When journalism junior Katie Karp first joined her sorority, she said both she and her parents thought it would be a good way to make friends, especially as an out-of-state student from New York. Familiar with a more diverse city, Karp said the entire rushing process felt like a culture shock, and she felt like some sororities may not have considered her because she was Jewish.  

“Everyone around me had highlighted blonde hair (and) long done nails,” Karp said. “I felt insecure about myself because I wasn’t fitting this beauty standard.”

Additionally, Karp said the combination of forced conformity and expensive dues seemingly limited her college experience, leaving her feeling judged by her so-called sisters. 

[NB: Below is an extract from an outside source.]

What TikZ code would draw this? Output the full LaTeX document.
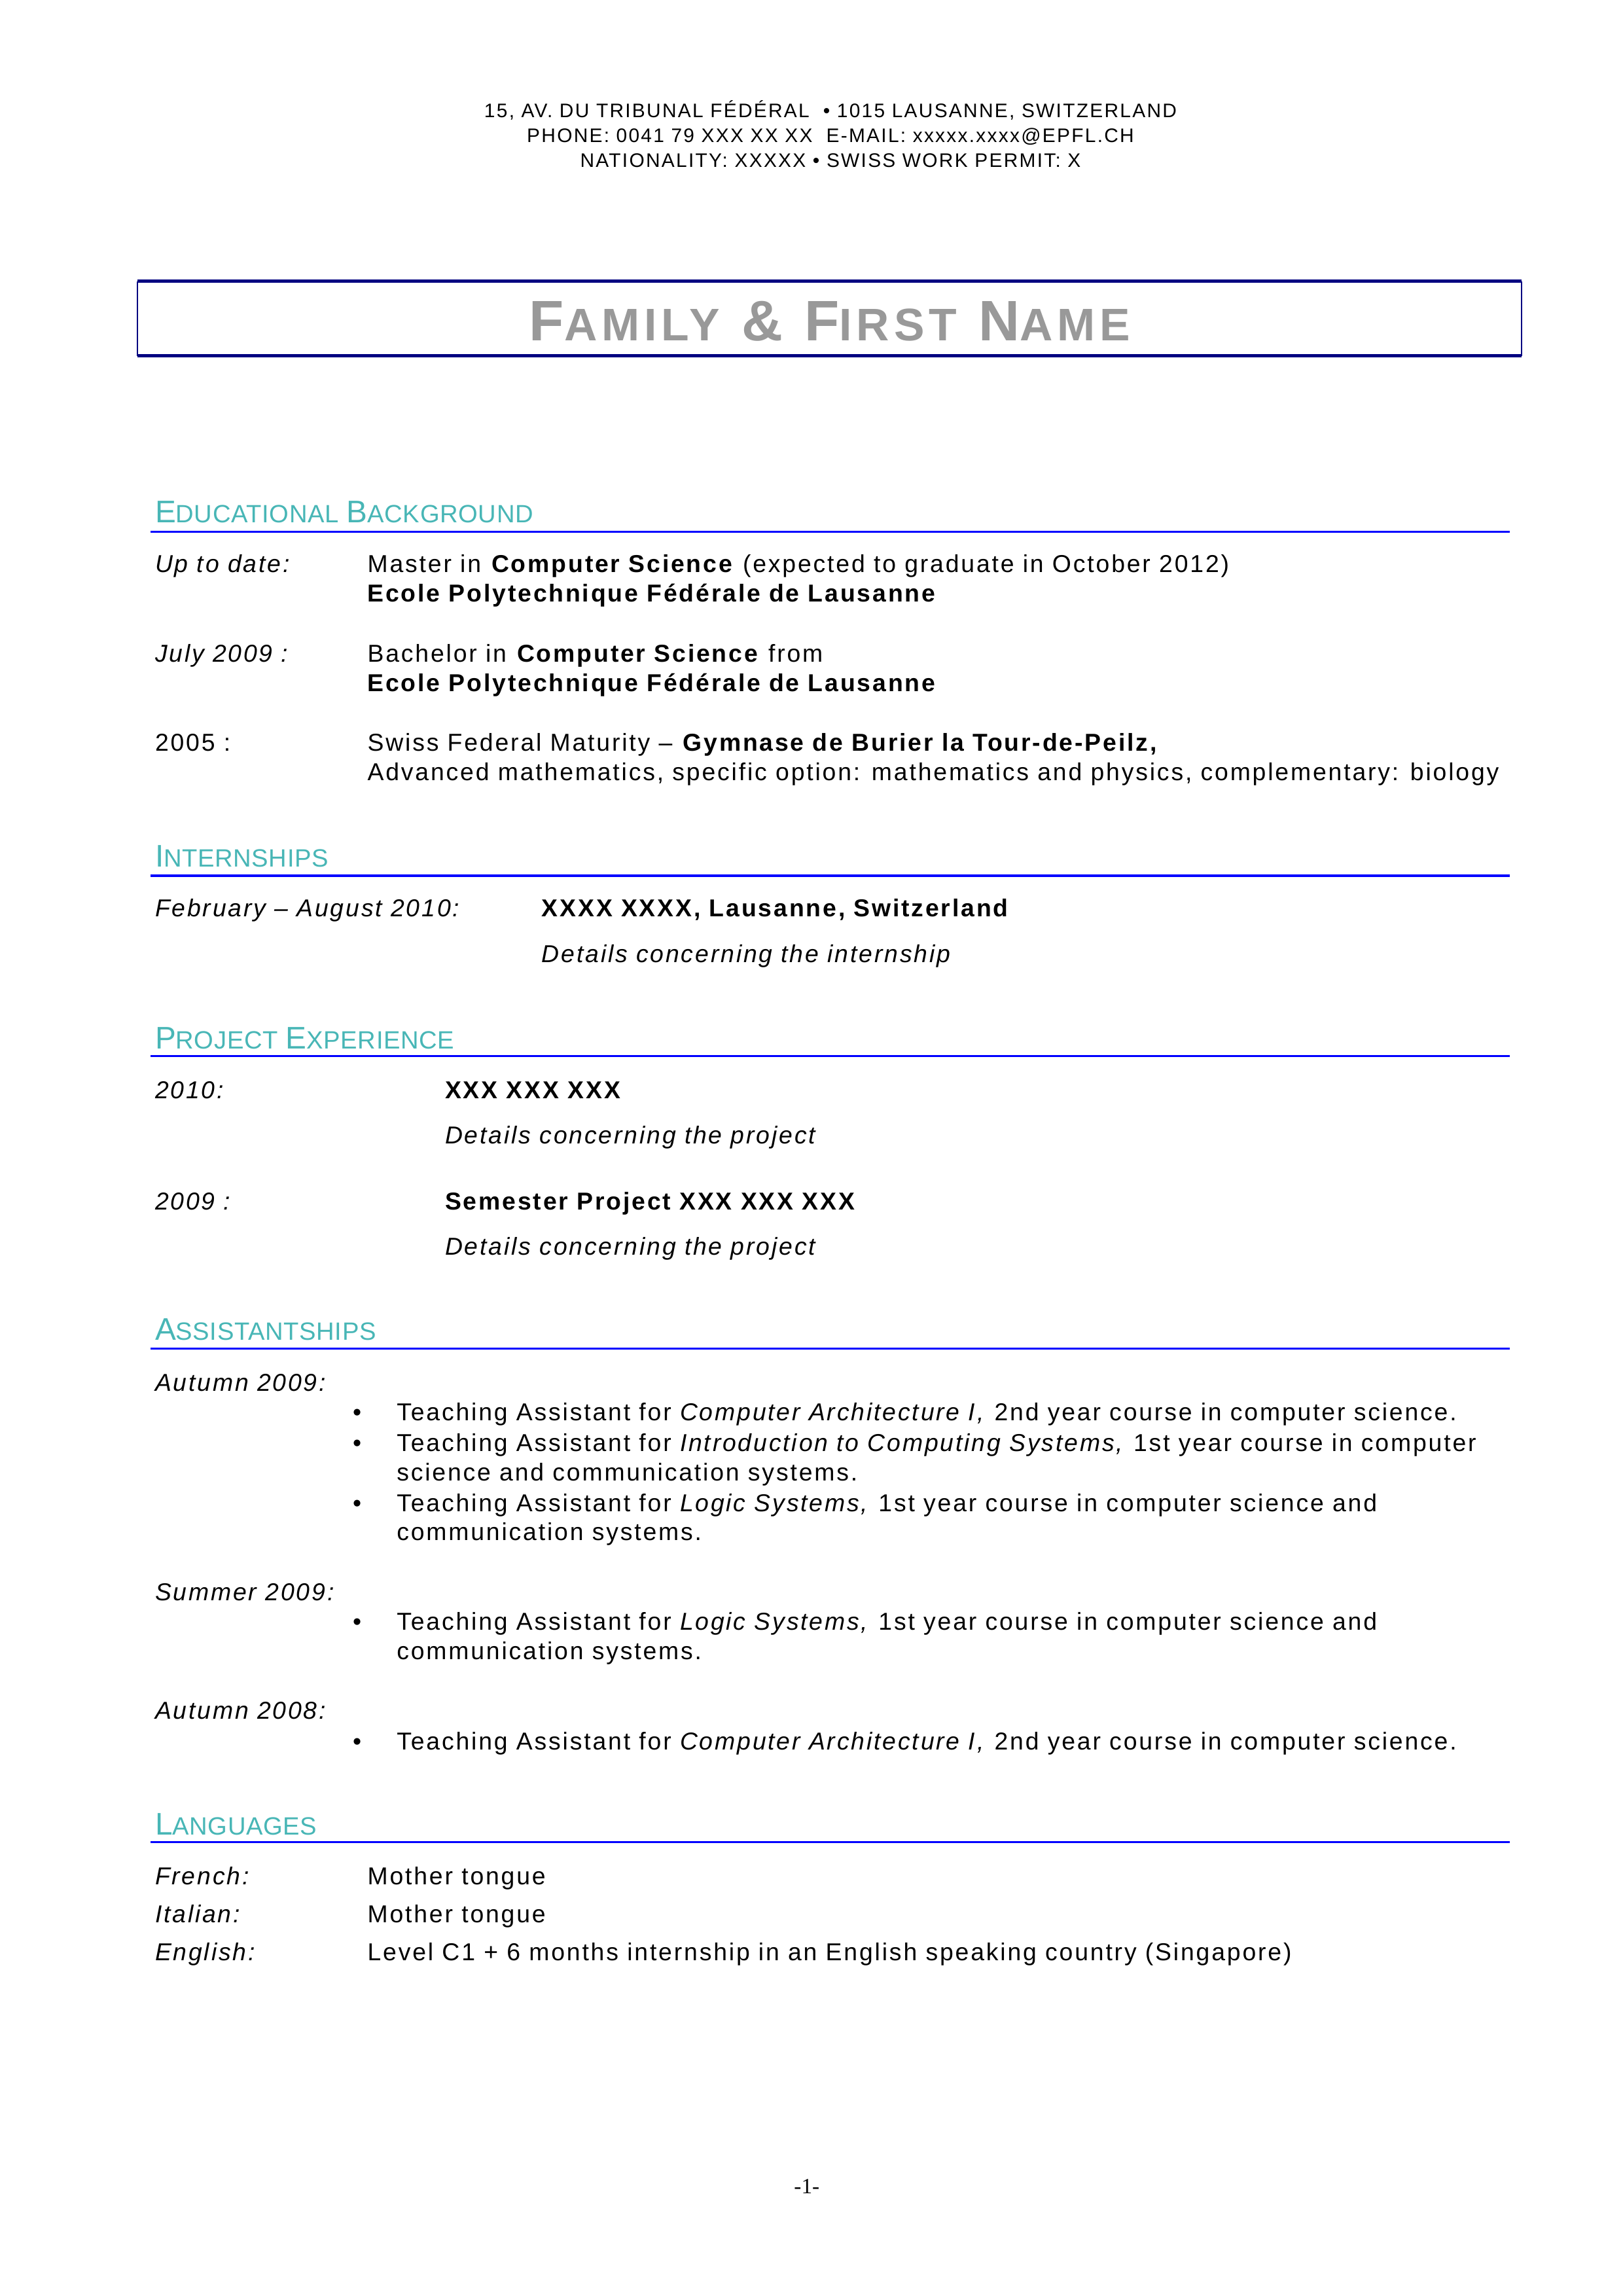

“When you do things differently, people will talk about that, whether it’s a good or bad thing,” Karp said. “It’s difficult to live, constantly being talked about.” 

Business freshman Krithika Elango had a similar experience in regards to the time commitment necessary for her sorority. Initially, she joined a South Asian sorority because she hoped there would be comfort and familiarity in having a group of women with the same values and background. 

“(It was) so comfortable compared to the other clubs I’m part of,” Elango said. “There’s a lot of diversity. It’s great, but at the same time, it’s not as comfortable or easy.”

In the end, Elango said the incredible time commitment prompted her to consider dropping her sorority. 

“I didn’t want to spend (that much) time with people that have the exact same values as me, and I didn’t need the structure in my social life,” Elango said. “Also, there is an underlying hatred if you don’t show up to things because you start to get less close with the girls.”

Conversely, business junior Karen Inngais said while she enjoyed her time in her sorority, she eventually felt herself grow out of Greek life and sorority culture. 

“Senior year just tends to revolve around our future and career path,” Innagais said. “There’s not necessarily (time to be worried about) what you are wearing to the date event this week.”

Dougherty said, while difficult, she’s proud of her decision to step back from her sorority as she grew and learned a lot from the process.

“You should be yourself and do what you want,” Dougherty said. “You need to be surrounded by people who accept you. You don’t need to put on a face because honestly, it takes a toll on your mental health.”